When I was in college, I remember debating a professor on this point, and defending the thesis that Global Governance would lead to Global Government, but that the transition would be slow enough that it would occur democratically, through treaties between nation-states, international business networks, and non-governmental organizations. I went on to argue that this transition, should it be chosen willingly by those affected, is not a guaranteed evil. At least to me, it is conceivable that a global federation of co-dependent states, or even a centralized global government, could be both free and open, BUT ONLY IF THE CITIZENRY ACT TO MAKE IT SO.

I still believe that some form of Global Governance (of which Global Government is but one variety) will eventually come to pass. As the article brings up, the issues facing humanity are larger than any one government is capable of dealing with. If such issues truly do threaten the survival of our species, or if inter-national relationships become beneficial to the point of overcoming of their deficiencies, then we will likely see the rise of some form of Global Governance.

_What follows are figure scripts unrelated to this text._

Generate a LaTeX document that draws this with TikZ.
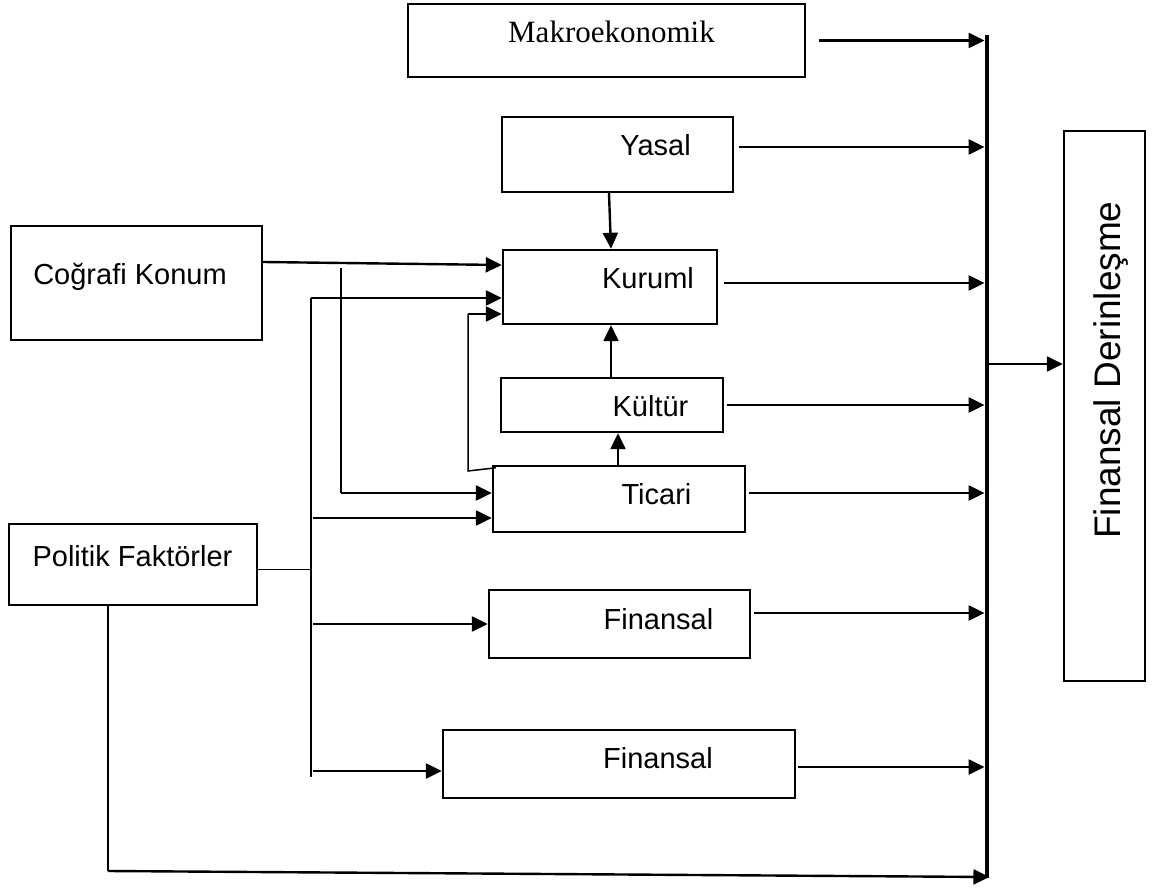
\documentclass[tikz,border=0pt]{standalone}
\usepackage{fontspec}
\setmainfont{Liberation Sans}
\newfontfamily\timesfont{Liberation Serif}
\usetikzlibrary{arrows.meta}

\begin{document}
\begin{tikzpicture}[
    x=1pt, y=-1pt,
    >={Triangle[length=16pt, width=15pt]},
    box/.style={draw, line width=2.4pt, inner sep=0pt},
    txt/.style={anchor=base, inner sep=0pt, font=\fontsize{29}{34}\selectfont},
    arr/.style={->, line width=2.4pt},
    wire/.style={line width=1.5pt}
  ]
  \useasboundingbox (0,0) rectangle (1162,890);

  % ---- Boxes ----
  \node[box, minimum width=397pt, minimum height=73pt] (makro) at (606.5,40.5) {};
  \node[txt, font=\timesfont\fontsize{31}{36}\selectfont] (makrotxt) at (611.5,43) {Makroekonomik};
  \node[box, minimum width=231pt, minimum height=75pt] (yasal) at (617.5,154.5) {};
  \node[txt] (yasaltxt) at (655.5,156) {Yasal};
  \node[box, minimum width=214pt, minimum height=74pt] (kuruml) at (610,287) {};
  \node[txt] (kurumltxt) at (648,289) {Kuruml};
  \node[box, minimum width=222pt, minimum height=54pt] (kultur) at (612,405) {};
  \node[txt] (kulturtxt) at (650.5,417) {Kültür};
  \node[box, minimum width=252pt, minimum height=66pt] (ticari) at (619,499) {};
  \node[txt] (ticaritxt) at (656.5,504) {Ticari};
  \node[box, minimum width=261pt, minimum height=68pt] (finA) at (619.5,624) {};
  \node[txt] (finAtxt) at (658.5,629) {Finansal};
  \node[box, minimum width=352pt, minimum height=68pt] (finB) at (619,764) {};
  \node[txt] (finBtxt) at (658,768) {Finansal};

  % Left side
  \node[box, minimum width=251pt, minimum height=114pt] (cografi) at (136.5,283) {};
  \node[txt] (cografitxt) at (130,285) {Coğrafi Konum};
  \node[box, minimum width=248pt, minimum height=81pt] (politik) at (133,564.5) {};
  \node[txt] (politiktxt) at (132.5,566) {Politik Faktörler};

  % Right side
  \node[fill, inner sep=0pt, minimum width=4.5pt, minimum height=843pt] (bus) at (987,456.5) {};
  \node[box, minimum width=81pt, minimum height=550pt] (derin) at (1104.5,406) {};
  \node[txt, rotate=90, font=\fontsize{37}{44}\selectfont] (derintxt) at (1120,370) {Finansal Derinleşme};

  % ---- Into the bus ----
  \draw[arr] ([xshift=13pt]makro.east) coordinate (m1) -- (m1 -| bus.west);
  \draw[arr] ([xshift=5pt,yshift=7.5pt]yasal.east) coordinate (y1) -- (y1 -| bus.west);
  \draw[arr] ([xshift=6pt,yshift=4pt]kuruml.east) coordinate (k1) -- (k1 -| bus.west);
  \draw[arr] ([xshift=3pt]kultur.east) coordinate (u1) -- (u1 -| bus.west);
  \draw[arr] ([xshift=3pt,yshift=6pt]ticari.east) coordinate (t1) -- (t1 -| bus.west);
  \draw[arr] ([xshift=3pt,yshift=11pt]finA.east) coordinate (f1) -- (f1 -| bus.west);
  \draw[arr] ([xshift=2pt,yshift=-3pt]finB.east) coordinate (f2) -- (f2 -| bus.west);
  \draw[arr] ([yshift=92.5pt]bus.east) coordinate (d1) -- (d1 -| derin.west);

  % ---- Middle chain ----
  \draw[arr] ([xshift=-8.5pt]yasal.south) -- ([xshift=1pt]kuruml.north);
  \draw[arr] ([xshift=-1pt]kultur.north) -- ([xshift=1pt]kuruml.south);
  \draw[arr] ([xshift=-1pt]ticari.north) -- ([xshift=6pt]kultur.south);

  % feedback Ticari -> Kuruml
  \coordinate (fa) at (468,471);
  \coordinate (fb) at (468,314);
  \draw[wire] ([xshift=4pt,yshift=-3pt]ticari.north west) -- (fa) -- (fb);
  \draw[arr] (fb) -- (fb -| kuruml.west);

  % ---- Cografi Konum ----
  \draw[arr] ([yshift=21pt]cografi.east) -- ([yshift=22pt]kuruml.west);
  \coordinate (ca) at (341,268);
  \coordinate (cb) at (341,493);
  \draw[wire] (ca) -- (cb);
  \draw[arr] (cb) -- (cb -| ticari.west);

  % ---- Politik Faktorler ----
  \coordinate (pa) at (311,298);
  \coordinate (pb) at (311,777);
  \draw[wire] (pa) -- (pb);
  \draw[wire] ([yshift=-5pt]politik.east) coordinate (p0) -- (p0 -| pa);
  \draw[arr] (pa) -- (pa -| kuruml.west);
  \coordinate (p1) at (313,518);
  \coordinate (p2) at (313,624);
  \coordinate (p3) at (313,771);
  \draw[arr] (p1) -- (p1 -| ticari.west);
  \draw[arr] (p2) -- (p2 -| finA.west);
  \draw[arr] (p3) -- (p3 -| finB.west);

  % Politik -> bus, along the bottom
  \coordinate (pc) at (108,871);
  \draw[wire] ([xshift=-25pt]politik.south) -- (pc);
  \draw[arr] (pc) -- ([yshift=-420.5pt]bus.east);
\end{tikzpicture}
\end{document}
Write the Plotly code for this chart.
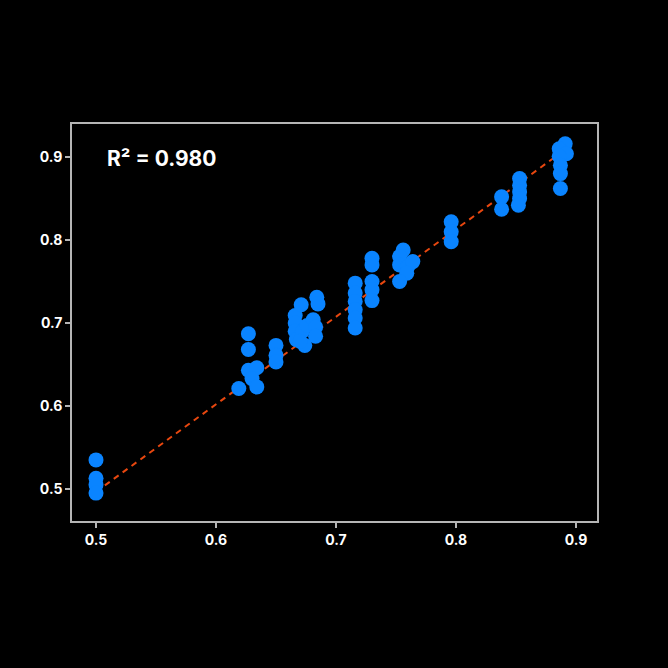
"""Predicted vs actual scatter with least-squares fit line."""

import numpy as np
import plotly.graph_objects as go

# data
x_vals = [
    0.500, 0.500, 0.500, 0.500,
    0.619, 0.627, 0.627, 0.627, 0.634, 0.630, 0.634,
    0.650, 0.650, 0.650,
    0.666, 0.666, 0.666, 0.667, 0.671, 0.674, 0.672, 0.676, 0.681, 0.683, 0.683, 0.684, 0.685, 0.670,
    0.716, 0.716, 0.716, 0.716, 0.716, 0.716, 0.730, 0.730, 0.730, 0.730, 0.730,
    0.756, 0.753, 0.753, 0.760, 0.764, 0.759, 0.753,
    0.796, 0.796, 0.796,
    0.838, 0.838,
    0.853, 0.853, 0.853, 0.853, 0.852,
    0.891, 0.886, 0.892, 0.886, 0.887, 0.887, 0.887,
]
y_vals = [
    0.535, 0.513, 0.505, 0.495,
    0.621, 0.687, 0.668, 0.643, 0.646, 0.633, 0.623,
    0.673, 0.661, 0.653,
    0.709, 0.700, 0.690, 0.680, 0.722, 0.673, 0.690, 0.697, 0.704, 0.695, 0.684, 0.731, 0.723, 0.678,
    0.748, 0.736, 0.726, 0.716, 0.706, 0.694, 0.778, 0.770, 0.750, 0.740, 0.727,
    0.788, 0.780, 0.770, 0.768, 0.774, 0.760, 0.750,
    0.822, 0.810, 0.798,
    0.852, 0.837,
    0.874, 0.866, 0.858, 0.850, 0.842,
    0.916, 0.910, 0.904, 0.901, 0.890, 0.880, 0.862,
]
# fit line as drawn in the reference
fit_slope = 1.055
fit_intercept = -0.031
r2_label = "R² = 0.980"
tick_vals = [0.5, 0.6, 0.7, 0.8, 0.9]
tick_text = ["0.5", "0.6", "0.7", "0.8", "0.9"]

x = np.array(x_vals)
y = np.array(y_vals)
line_x = np.array([x.min(), x.max()])
line_y = fit_slope * line_x + fit_intercept

fig = go.Figure()

# fit line (drawn below the points)
fig.add_trace(
    go.Scatter(
        x=line_x,
        y=line_y,
        mode="lines",
        line=dict(color="#e8470f", width=2, dash="6px,5px"),
        showlegend=False,
        hoverinfo="skip",
    )
)

fig.add_trace(
    go.Scatter(
        x=x,
        y=y,
        mode="markers",
        marker=dict(size=15, color="#0a84ff", line=dict(width=0)),
        showlegend=False,
    )
)

fig.add_annotation(
    x=0.063,
    y=0.912,
    xref="paper",
    yref="paper",
    xanchor="left",
    yanchor="middle",
    text=f"<b>{r2_label}</b>",
    showarrow=False,
    font=dict(family="Inter, Lato, sans-serif", size=21, color="white"),
)

axis_style = dict(
    showgrid=False,
    zeroline=False,
    showline=True,
    mirror=True,
    linecolor="#b5b5b5",
    linewidth=1.5,
    ticks="outside",
    ticklen=5,
    tickwidth=1.5,
    tickcolor="#b5b5b5",
    tickvals=tick_vals,
    ticktext=[f"<b>{t}</b>" for t in tick_text],
    tickfont=dict(family="Inter, Lato, sans-serif", size=14, color="white"),
)

fig.update_xaxes(range=[0.48, 0.9175], **axis_style)
fig.update_yaxes(range=[0.4614, 0.9398], **axis_style)

fig.update_layout(
    width=668,
    height=668,
    margin=dict(l=72, r=71, t=124, b=147),
    paper_bgcolor="black",
    plot_bgcolor="black",
    hovermode="closest",
)

# drop the page margin so the figure fills the window
fig.write_html(
    "out.html",
    config={"displayModeBar": False},
    post_script="document.body.style.margin='0';document.body.style.background='black';",
)
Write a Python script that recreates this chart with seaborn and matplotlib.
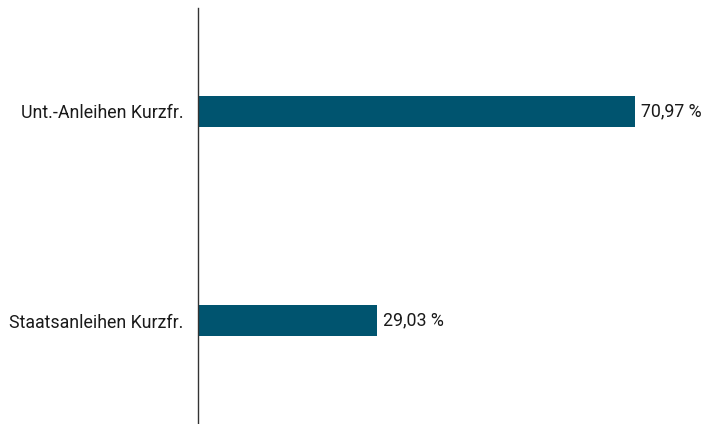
import matplotlib
matplotlib.use("Agg")
import matplotlib.pyplot as plt
import seaborn as sns
import pandas as pd

categories = ["Unt.-Anleihen Kurzfr.", "Staatsanleihen Kurzfr."]
values = [70.97, 29.03]
value_labels = ["70,97 %", "29,03 %"]

bar_color = "#00546f"

sns.set_theme(style="white")
plt.rcParams["font.family"] = ["Roboto", "DejaVu Sans"]

df = pd.DataFrame({"kategorie": categories, "anteil": values})

fig = plt.figure(figsize=(7.06, 4.24), dpi=100)
ax = fig.add_axes([198 / 706, 0, 1 - 198 / 706, 1 - 8 / 424])

sns.barplot(data=df, x="anteil", y="kategorie", color=bar_color,
            width=0.148, saturation=1, linewidth=0, ax=ax)

for i, (v, lab) in enumerate(zip(values, value_labels)):
    ax.text(v + 1.0, i, lab, va="center", ha="left", fontsize=12.8, color="#1a1a1a")

ax.set_xlim(0, 82.5)
ax.set_ylim(1.495, -0.495)
ax.set_xlabel("")
ax.set_ylabel("")
ax.set_xticks([])
ax.tick_params(axis="y", length=0, pad=10.5, labelsize=12.8, labelcolor="#1a1a1a")
for side in ["top", "right", "bottom"]:
    ax.spines[side].set_visible(False)
ax.spines["left"].set_color("#333333")
ax.spines["left"].set_linewidth(1.0)

fig.savefig("out.png", dpi=100)
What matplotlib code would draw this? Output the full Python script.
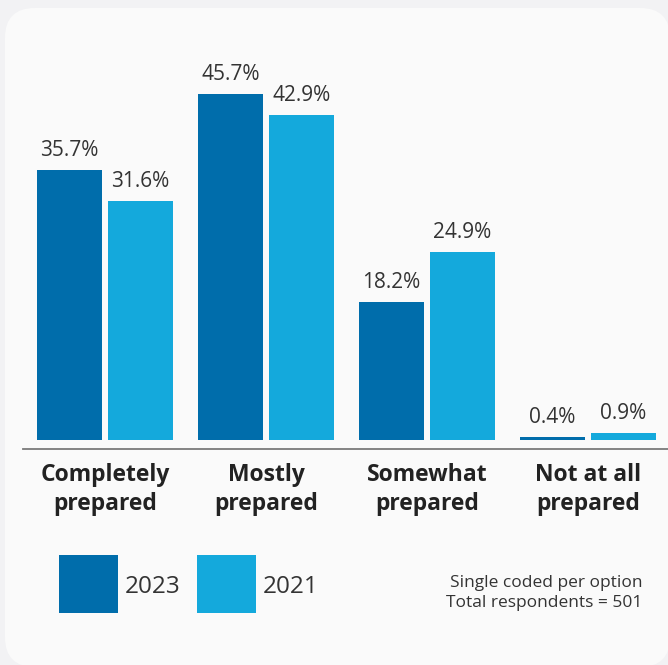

To conclude  – Global Governance is likely going to occur at some point in the future of humanity, provided we don’t die first. That said, the form that this governance system will take is entirely up to the inhabitants of Earth to decide. Fascist and unfree societies do not come into existence without the support (tacit or otherwise) of the citizenry. Similarly, no Global Governance, and certainly no Global Government, can be created without the consent of the governed. If we take on those in power, if we become the media, if we are willing to fight for that which we hold dear, there is no reason that Global Governance (or Government) must destroy rights and suppress freedom any more than existing nations do.

Now, if you think existing institutions already repress freedoms to an intolerable extent, then the task is more arduous, but ultimately the goal is the same – to create a system where the rights and freedoms of all are protected from those who would seek to deny them, without itself denying these same freedoms.  The line is a delicate one, indeed.